Speedhunters Went Dark

In April, I went to check the morning ritual site and the lights were off.

Speedhunters used to be coffee-within-coffee moment for me. Open a tab, get a big hero image, scroll through a rabbit hole in Japan or South Africa or somewhere I didn’t even know had a drift scene. This spring the feed just froze. Then the profile photos turned black. Then nothing. A few weeks later I’m reading this piece at The Drive and realize I’m not imagining it. The last post was April 3. The shop? Closed. The socials? Quiet. People close to it said the site had shut down. That little ritual many of us had was suddenly a museum exhibit behind glass.

The first emotions were the easy ones. Nostalgia with a side of denial. On Instagram, longtime contributor Matthew Everingham said the quiet part out loud: Speedhunters is “on ice” because EA shelved Need for Speed, which meant no more funding. It did not feel like internet rumor. It felt like an epilogue.

Reddit did what Reddit does. Some people poured out proper eulogies. Others posted Wayback links. A few said what I was thinking: this feels like the end of an era. One comment stuck with me. “Speedhunters and Hoonigan were an era. That era has now passed.” Short. True. A little blunt, like the click of a shutter.

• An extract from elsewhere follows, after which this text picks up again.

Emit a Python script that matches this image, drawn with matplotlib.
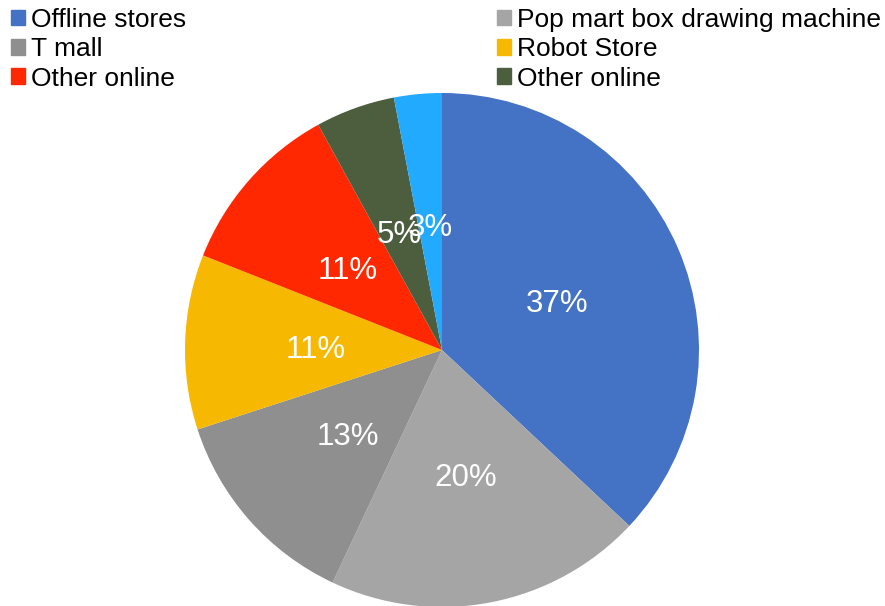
import matplotlib.pyplot as plt
from matplotlib.patches import Patch

plt.rcParams['font.family'] = ['Liberation Sans', 'DejaVu Sans']

# data
labels = ['Offline stores', 'Pop mart box drawing machine', 'T mall', 'Robot Store',
          'Other online', 'Other online', '']
values = [37, 20, 13, 11, 11, 5, 3]
colors = ['#4472C4', '#A5A5A5', '#8F8F8F', '#F6B800', '#FF2800', '#4C5E3E', '#22AAFF']

fig = plt.figure(figsize=(8.85, 6.06), dpi=100)
ax = fig.add_axes([185 / 885, -1 / 606, 514 / 885, 514 / 606])

wedges, texts, autotexts = ax.pie(values, colors=colors, startangle=90, counterclock=False,
                                  autopct='%d%%', pctdistance=0.49, radius=1,
                                  textprops=dict(color='white', fontsize=22.5))
# labels sit a little lower in the original
for t in autotexts:
    x, y = t.get_position()
    t.set_position((x, y - 0.015))
ax.set_xlim(-1, 1)
ax.set_ylim(-1, 1)
ax.set_aspect('equal')
ax.axis('off')

# legend in two columns, filled row by row
left = [Patch(color=colors[i], label=labels[i]) for i in (0, 2, 4)]
right = [Patch(color=colors[i], label=labels[i]) for i in (1, 3, 5)]
kw = dict(loc='upper left', frameon=False, fontsize=19, handlelength=0.53,
          handleheight=0.53, handletextpad=0.23, labelspacing=0.2, borderpad=0,
          borderaxespad=0)
fig.legend(handles=left, bbox_to_anchor=(11 / 885, 1 - 8 / 606), **kw)
fig.legend(handles=right, bbox_to_anchor=(497 / 885, 1 - 8 / 606), **kw)

fig.savefig('out.png', dpi=100)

If you want the longer version of what happened, The Drive’s deep dive reads like the oral history of a band that toured the world, then found themselves playing to empty rooms. Founded in 2008 with EA money, incredible access, and ridiculous talent. Then the 2018 to 2025 stretch where budgets shuffled, big names drifted to their own projects, video took over the world, and the site kept trying to be a magazine in a stadium full of vloggers. Eventually Need for Speed went on pause, which tugged the financial plug that had been feeding Speedhunters all along. The last story rolled in, and then the cursor stopped blinking.

Here’s the weird thing. The void that Speedhunters left has been filled for years, just not in one place. Larry Chen has a whole living universe on YouTube where he shoots, talks, and roams like the world’s friendliest car paparazzo. Donut turned explainers into an art form, plus chaos, plus merch, and you can lose a weekend on their channel. Dino Dalle Carbonare, a pillar of the old site, brings Tokyo to your couch on Dino DC. If you want the old long-read photo set energy, Narita Dogfight keeps posting time-attack stories and galleries like clockwork on its site. The diaspora is real, and it’s thriving.

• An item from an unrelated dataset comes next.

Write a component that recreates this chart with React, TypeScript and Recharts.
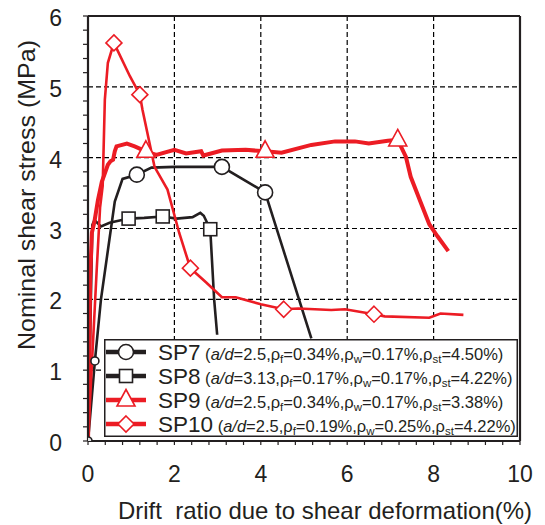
import React from 'react';
import { LineChart, Line, XAxis, YAxis, CartesianGrid, ReferenceLine, Legend } from 'recharts';

// ---------- data (drift ratio %, nominal shear stress MPa) ----------
const sp7X = [0, 0.16, 0.3, 0.62, 0.8, 1.13, 1.47, 2.0, 2.6, 3.1, 4.1, 5.17];
const sp7Y = [0, 1.13, 2.0, 3.38, 3.7, 3.76, 3.86, 3.87, 3.87, 3.87, 3.51, 1.45];
const sp7Markers = [0, 1, 5, 9, 10];

const sp8X = [0, 0.05, 0.1, 0.15, 0.3, 0.5, 0.94, 1.3, 1.73, 2.05, 2.42, 2.6, 2.68, 2.83, 2.92, 2.99];
const sp8Y = [0, 1.5, 3.05, 3.12, 3.03, 3.08, 3.14, 3.15, 3.17, 3.14, 3.16, 3.22, 3.18, 2.99, 2.0, 1.5];
const sp8Markers = [6, 8, 13];

const sp9X = [0, 0.03, 0.05, 0.09, 0.15, 0.23, 0.32, 0.46, 0.52, 0.58, 0.62, 0.66, 0.9, 1.08, 1.34, 1.58, 2.0, 2.27, 2.62, 2.67, 3.1, 3.65, 4.1, 4.48, 5.17, 5.72, 6.18, 6.5, 6.94, 7.17, 7.36, 7.47, 7.7, 7.9, 8.09, 8.34];
const sp9Y = [0, 1.0, 2.3, 2.94, 3.1, 3.4, 3.66, 3.9, 3.95, 3.97, 4.09, 4.16, 4.2, 4.16, 4.09, 4.04, 4.11, 4.06, 4.09, 4.03, 4.1, 4.11, 4.09, 4.07, 4.18, 4.23, 4.23, 4.2, 4.24, 4.25, 4.01, 3.73, 3.37, 3.06, 2.89, 2.68];
const sp9Markers = [14, 22, 29];

const sp10X = [0, 0.1, 0.2, 0.28, 0.34, 0.39, 0.46, 0.6, 0.97, 1.2, 1.26, 1.54, 1.84, 2.11, 2.37, 2.73, 3.1, 3.42, 4.0, 4.53, 4.87, 5.63, 5.95, 6.62, 6.87, 7.9, 8.16, 8.69];
const sp10Y = [0, 1.2, 2.4, 3.3, 3.6, 4.82, 5.34, 5.62, 5.15, 4.89, 4.68, 3.87, 3.55, 2.94, 2.44, 2.24, 2.03, 2.03, 1.93, 1.86, 1.87, 1.85, 1.86, 1.79, 1.76, 1.74, 1.8, 1.78];
const sp10Markers = [7, 9, 14, 19, 23];

const xTicks = [0, 0.4, 0.8, 1.2, 1.6, 2, 2.4, 2.8, 3.2, 3.6, 4, 4.4, 4.8, 5.2, 5.6, 6, 6.4, 6.8, 7.2, 7.6, 8, 8.4, 8.8, 9.2, 9.6, 10];
const yTicks = [0, 0.2, 0.4, 0.6, 0.8, 1, 1.2, 1.4, 1.6, 1.8, 2, 2.2, 2.4, 2.6, 2.8, 3, 3.2, 3.4, 3.6, 3.8, 4, 4.2, 4.4, 4.6, 4.8, 5, 5.2, 5.4, 5.6, 5.8, 6];
const xLabelTicks = [0, 2, 4, 6, 8, 10];
const yLabelTicks = [0, 1, 2, 3, 4, 5, 6];

const legendNames = ['SP7', 'SP8', 'SP9', 'SP10'];
const legendAd = ['2.5', '3.13', '2.5', '2.5'];
const legendRf = ['0.34%', '0.17%', '0.34%', '0.19%'];
const legendRw = ['0.17%', '0.17%', '0.17%', '0.25%'];
const legendRst = ['4.50%', '4.22%', '3.38%', '4.22%'];

const toRows = (xs: number[], ys: number[]) => xs.map((x, i) => ({ x, y: ys[i] }));

const RED = '#ec1c24';
const BLACK = '#231f20';
const FONT = '"Liberation Sans", Arial, sans-serif';

type Shape = 'circle' | 'square' | 'triangle' | 'diamond';

function drawMarker(shape: Shape, cx: number, cy: number, color: string, key: string, small = false, fill = '#fff') {
  const sw = 1.6;
  if (shape === 'circle') {
    return <circle key={key} cx={cx} cy={cy} r={small ? 4 : 7.5} fill={fill} stroke={color} strokeWidth={sw} />;
  }
  if (shape === 'square') {
    const h = 6.5;
    return <rect key={key} x={cx - h} y={cy - h} width={2 * h} height={2 * h} fill={fill} stroke={color} strokeWidth={sw} />;
  }
  if (shape === 'triangle') {
    const w = 9, hTop = 10.5, hBot = 6;
    return <polygon key={key} points={`${cx},${cy - hTop} ${cx + w},${cy + hBot} ${cx - w},${cy + hBot}`} fill={fill} stroke={color} strokeWidth={sw} />;
  }
  const d = 8;
  return <polygon key={key} points={`${cx},${cy - d} ${cx + d},${cy} ${cx},${cy + d} ${cx - d},${cy}`} fill={fill} stroke={color} strokeWidth={sw} />;
}

const makeDot = (shape: Shape, color: string, markers: number[], smallIdx: number[] = [], grayIdx: number[] = []) => (props: any) => {
  const { cx, cy, index } = props;
  const key = `${shape}-${index}`;
  if (!markers.includes(index) || cx == null || cy == null) return <g key={key} />;
  return drawMarker(shape, cx, cy, color, key, smallIdx.includes(index), grayIdx.includes(index) ? '#e4e4e4' : '#fff');
};

const XTick = (props: any) => {
  const { x, y, payload } = props;
  const v = payload.value;
  if (!xLabelTicks.some((t) => Math.abs(t - v) < 1e-6)) return <g />;
  return (
    <text x={x} y={y + 35} textAnchor="middle" fontSize={23} fontFamily={FONT} fill="#231f20">
      {Math.round(v)}
    </text>
  );
};

const YTick = (props: any) => {
  const { x, y, payload } = props;
  const v = payload.value;
  if (!yLabelTicks.some((t) => Math.abs(t - v) < 1e-6)) return <g />;
  return (
    <text x={x} y={y + 10} textAnchor="end" fontSize={23} fontFamily={FONT} fill="#231f20">
      {Math.round(v)}
    </text>
  );
};

const series = [
  { color: BLACK, shape: 'circle' as Shape },
  { color: BLACK, shape: 'square' as Shape },
  { color: RED, shape: 'triangle' as Shape },
  { color: RED, shape: 'diamond' as Shape },
];

const LegendBox = () => {
  const rowY = [21, 45, 69, 93];
  return (
    <svg width={414} height={98} style={{ display: 'block' }}>
      <rect x={0.75} y={0.75} width={412.5} height={96.5} fill="#fff" stroke={BLACK} strokeWidth={1.5} />
      {legendNames.map((name, i) => {
        const cy = rowY[i] - 8;
        const s = series[i];
        return (
          <g key={name}>
            <line x1={2} x2={42} y1={cy} y2={cy} stroke={s.color} strokeWidth={4.5} />
            {drawMarker(s.shape, 22, cy, s.color, `lg-${i}`)}
            <text x={54} y={rowY[i]} fontFamily={FONT} fill="#231f20">
              <tspan fontSize={22.5}>{name}</tspan>
              <tspan fontSize={16.5}>{' ('}</tspan>
              <tspan fontSize={16.5} fontStyle="italic">a/d</tspan>
              <tspan fontSize={16.5}>{`=${legendAd[i]},ρ`}</tspan>
              <tspan fontSize={11.5} dy={3}>f</tspan>
              <tspan fontSize={16.5} dy={-3}>{`=${legendRf[i]},ρ`}</tspan>
              <tspan fontSize={11.5} dy={3}>w</tspan>
              <tspan fontSize={16.5} dy={-3}>{`=${legendRw[i]},ρ`}</tspan>
              <tspan fontSize={11.5} dy={3}>st</tspan>
              <tspan fontSize={16.5} dy={-3}>{`=${legendRst[i]})`}</tspan>
            </text>
          </g>
        );
      })}
    </svg>
  );
};

export default function App() {
  const d7 = toRows(sp7X, sp7Y);
  const d8 = toRows(sp8X, sp8Y);
  const d9 = toRows(sp9X, sp9Y);
  const d10 = toRows(sp10X, sp10Y);
  return (
    <div style={{ margin: '-8px 0 0 -8px', width: 545, height: 525 }}>
      <LineChart width={545} height={525} margin={{ top: 16, right: 25, left: 8, bottom: 0 }}>
        <CartesianGrid
          horizontalValues={[1, 2, 3, 4, 5]}
          verticalValues={[2, 4, 6, 8]}
          stroke="#000"
          strokeWidth={1.2}
          strokeDasharray="5 3"
        />
        <XAxis
          dataKey="x"
          type="number"
          domain={[0, 10]}
          ticks={xTicks}
          interval={0}
          allowDataOverflow
          height={84}
          tickSize={4}
          tickMargin={2}
          tickLine={{ stroke: BLACK, strokeWidth: 1.2 }}
          axisLine={{ stroke: BLACK, strokeWidth: 2.2 }}
          tick={<XTick />}
          label={() => (
            <text x={325} y={519} textAnchor="middle" fontSize={24} fontFamily={FONT} fill="#231f20"
              xmlSpace="preserve" textLength={414} lengthAdjust="spacingAndGlyphs">
              {'Drift  ratio due to shear deformation(%)'}
            </text>
          )}
        />
        <YAxis
          type="number"
          domain={[0, 6]}
          ticks={yTicks}
          interval={0}
          allowDataOverflow
          width={80}
          tickSize={5}
          tickMargin={21}
          tickLine={{ stroke: BLACK, strokeWidth: 1.2 }}
          axisLine={{ stroke: BLACK, strokeWidth: 2.2 }}
          tick={<YTick />}
          label={() => (
            <text x={35} y={195} transform="rotate(-90, 35, 195)" textAnchor="middle" fontSize={24} fontFamily={FONT}
              fill="#231f20" textLength={310} lengthAdjust="spacingAndGlyphs">
              Nominal shear stress (MPa)
            </text>
          )}
        />
        <ReferenceLine y={6} stroke={BLACK} strokeWidth={2.2} />
        <ReferenceLine x={10} stroke={BLACK} strokeWidth={2.2} />
        <Line data={d7} dataKey="y" type="linear" stroke={BLACK} strokeWidth={2.6} isAnimationActive={false} activeDot={false}
          dot={makeDot('circle', BLACK, sp7Markers, [0, 1], [0])} />
        <Line data={d8} dataKey="y" type="linear" stroke={BLACK} strokeWidth={2.6} isAnimationActive={false} activeDot={false}
          dot={makeDot('square', BLACK, sp8Markers)} />
        <Line data={d9} dataKey="y" type="linear" stroke={RED} strokeWidth={4} isAnimationActive={false} activeDot={false}
          dot={makeDot('triangle', RED, sp9Markers)} />
        <Line data={d10} dataKey="y" type="linear" stroke={RED} strokeWidth={2.6} isAnimationActive={false} activeDot={false}
          dot={makeDot('diamond', RED, sp10Markers)} />
        <Legend
          layout="vertical"
          align="center"
          verticalAlign="middle"
          content={() => <LegendBox />}
          wrapperStyle={{ position: 'absolute', left: 104, top: 339, width: 414, height: 98 }}
        />
      </LineChart>
    </div>
  );
}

What does it mean for car culture that the mothership went dark? For one, we lose the one-stop archive. Speedhunters had a knack for stitching together the weird corners of the hobby into a single page you could scroll at lunch. Now it’s more like a night market. You wander. You bump into things. You follow a link to a builder’s Instagram, end up on a two-hour build series, click over to a tiny blog with the best photos of the year. It is messier. It is more alive.

If you’re hunting for culprits, sure, you can blame algorithms and shifting attention spans and the death spiral of display ads. You can also admit that a site funded by a game publisher lives and dies with that publisher’s priorities. When Need for Speed went quiet, the moon that lit up this little media planet got smaller, then slipped behind a cloud. Not a scandal. Just gravity.

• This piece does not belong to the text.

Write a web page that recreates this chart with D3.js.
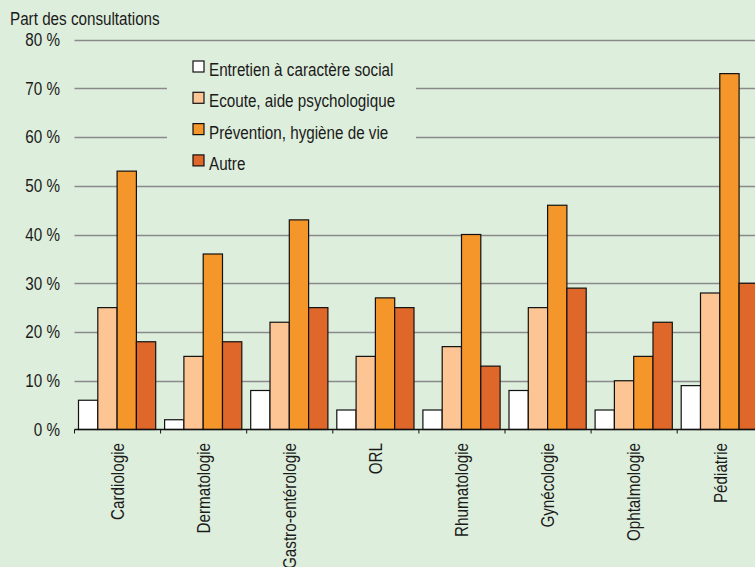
<!DOCTYPE html>
<html>
<head>
<meta charset="utf-8">
<script src="https://cdn.jsdelivr.net/npm/d3@7"></script>
<style>
  html, body { margin: 0; padding: 0; background: #deeedc; overflow: hidden; }
  text { font-family: "Liberation Sans", Arial, Helvetica, sans-serif; fill: #1a1a1a; }
</style>
</head>
<body>
<svg id="chart" width="755" height="567"></svg>
<script>
// Specialities (x categories)
const categories = ["Cardiologie", "Dermatologie", "Gastro-entérologie", "ORL",
  "Rhumatologie", "Gynécologie", "Ophtalmologie", "Pédiatrie"];

// Reasons for consultation (series)
const seriesNames = ["Entretien à caractère social", "Ecoute, aide psychologique",
  "Prévention, hygiène de vie", "Autre"];

// Share of consultations, in %, one array per series
const socialValues     = [6, 2, 8, 4, 4, 8, 4, 9];
const ecouteValues     = [25, 15, 22, 15, 17, 25, 10, 28];
const preventionValues = [53, 36, 43, 27, 40, 46, 15, 73];
const autreValues      = [18, 18, 25, 25, 13, 29, 22, 30];

const seriesValues = [socialValues, ecouteValues, preventionValues, autreValues];
const seriesColors = ["#ffffff", "#fdc494", "#f5962b", "#e0672a"];

const yTicks = [0, 10, 20, 30, 40, 50, 60, 70, 80];
const yTitle = "Part des consultations";

const BG = "#deeedc";
const SX = 0.87;          // horizontal text compression
const FS = 17.5;          // font size

const svg = d3.select("#chart");
svg.append("rect").attr("width", 755).attr("height", 567).attr("fill", BG);

const plotLeft = 74.5, bandW = 86.1, plotBottom = 429.5, plotTop = 39.5;

const x0 = d3.scaleBand().domain(categories)
  .range([plotLeft, plotLeft + bandW * categories.length]).padding(0);
const x1 = d3.scaleBand().domain(seriesNames).range([4, 81.2]).padding(0);
const y = d3.scaleLinear().domain([0, 80]).range([plotBottom, plotTop]);

// Horizontal grid lines
svg.append("g").selectAll("line").data(yTicks.filter(d => d > 0)).join("line")
  .attr("x1", plotLeft).attr("x2", 755)
  .attr("y1", d => Math.round(y(d)) + 0.5).attr("y2", d => Math.round(y(d)) + 0.5)
  .attr("stroke", "#8a8a8a").attr("stroke-width", 1.4);

// Y tick labels
svg.append("g").selectAll("text").data(yTicks).join("text")
  .attr("transform", d => `translate(60,${y(d)}) scale(${SX},1)`)
  .attr("dy", "0.36em")
  .attr("text-anchor", "end")
  .attr("font-size", FS)
  .text(d => d + " %");

// Axis title
svg.append("text")
  .attr("transform", `translate(10,25) scale(${SX},1)`)
  .attr("font-size", FS)
  .text(yTitle);

// Legend backdrop hides the grid behind it
svg.append("rect").attr("x", 167).attr("y", 48).attr("width", 249).attr("height", 128)
  .attr("fill", BG);

// Bars
const groups = svg.append("g").selectAll("g").data(categories).join("g")
  .attr("transform", c => `translate(${x0(c)},0)`);
groups.selectAll("rect")
  .data((c, i) => seriesNames.map((s, k) => ({ s, k, v: seriesValues[k][i] })))
  .join("rect")
  .attr("x", d => x1(d.s))
  .attr("width", x1.bandwidth())
  .attr("y", d => y(d.v))
  .attr("height", d => plotBottom - y(d.v))
  .attr("fill", d => seriesColors[d.k])
  .attr("stroke", "#111")
  .attr("stroke-width", 1.2);

// X axis line and boundary ticks
svg.append("line").attr("x1", plotLeft).attr("x2", 755)
  .attr("y1", plotBottom).attr("y2", plotBottom).attr("stroke", "#111").attr("stroke-width", 1.4);
const bounds = categories.map(c => x0(c));
svg.append("g").selectAll("line").data(bounds).join("line")
  .attr("x1", d => d).attr("x2", d => d)
  .attr("y1", plotBottom).attr("y2", plotBottom + 4)
  .attr("stroke", "#111").attr("stroke-width", 1);

// Category labels, vertical
svg.append("g").selectAll("text").data(categories).join("text")
  .attr("transform", c => `translate(${x0(c) + x0.bandwidth() / 2},443) rotate(-90) scale(${SX},1)`)
  .attr("dy", "0.36em")
  .attr("text-anchor", "end")
  .attr("font-size", FS)
  .text(c => c);

// Legend
const legend = svg.append("g");
const lg = legend.selectAll("g").data(seriesNames).join("g")
  .attr("transform", (d, i) => `translate(193,${61 + i * 31.3})`);
lg.append("rect").attr("width", 11).attr("height", 11)
  .attr("fill", (d, i) => seriesColors[i]).attr("stroke", "#111").attr("stroke-width", 1.2);
lg.append("text")
  .attr("transform", `translate(16,15) scale(${SX},1)`)
  .attr("font-size", FS)
  .text(d => d);
</script>
</body>
</html>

The real story is a baton pass. The people Speedhunters inspired are everywhere, and they brought receipts. The catalog lives on in books and hard drives and channels and Discords. The tone lives on in how folks cover a Wednesday-night meet without making it feel cheap. The photos live on as wallpaper on millions of laptops, a quiet afterglow for a site that taught a generation how to see.

So what’s next for documenting car culture? I think we already know. A creator films on Saturday, edits Sunday, posts Monday, sells a zine Friday, and launches a mini tour the week after. A small site does one story a week and makes it sing. A newsletter pairs 800 honest words with three photos that stop your thumb. Brands stop trying to own culture and start underwriting it in cleaner ways. The center spreads out, which is fine because the center was never the point.

If you loved Speedhunters, keep a tab open for the archive and another tab for the new stuff. Toss a follow to a small creator. Buy a photo book. Start that blog you’ve been threatening to start. Take your camera to a meet that nobody covers, and tell the truth about the cars and the people who built them. The site may be parked, but the chase is still on, and the map just got bigger.